要約

MicroChannel surfaces have been shown to be effective in thermal management of electronic components. Such channels are often 20 to 200 μm in width and depth. The large number of channels per unit width of the surface offers a significantly higher heat transfer area. A large number of variables, however, control the two-phase flow heat transfer coefficient. Specifically, the phenomenon surrounding the bubble generation plays a very important role in two-phase flow heat transport. The bubble generation, the diameter, and the frequency are functions of the channel geometry, the channel surface, and its shape. In addition, the pressure, the surface heat flux, and the mass flux affect the heat transport significantly.
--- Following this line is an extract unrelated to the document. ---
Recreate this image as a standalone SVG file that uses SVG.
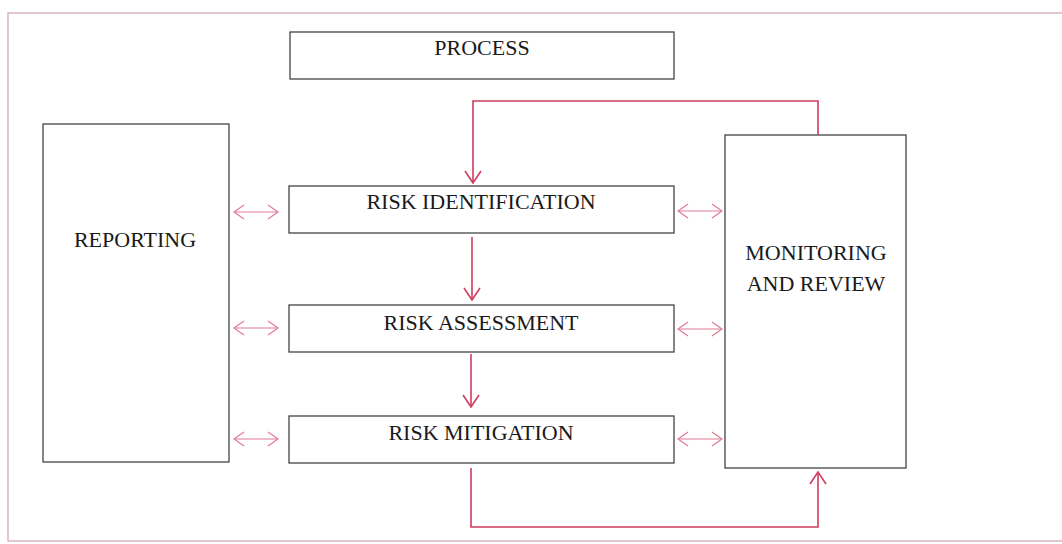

Experiments were conducted on a setup that was specially built for testing microchannel heat exchangers. The range of parameters considered in the study are: power input: 20 to 400 W, mass flux: 35 to 300 ml/min, quality: 0 to 0.9, inlet subcooling: 5°C. The results indicate that the heat transfer coefficient is a function of the flow quality, the mass flux, and of course, the heat flux, and the related surface superheat. The heat transfer coefficient decreases with wall superheat from a value of 12,000 W/m²-K at 10°C to 9,000 W/m²-K at 80°C. The coefficient decreases by 30 percent when the quality is increased from 0.01 to 0.65. Also, the pressure drop increases with increasing heat flux.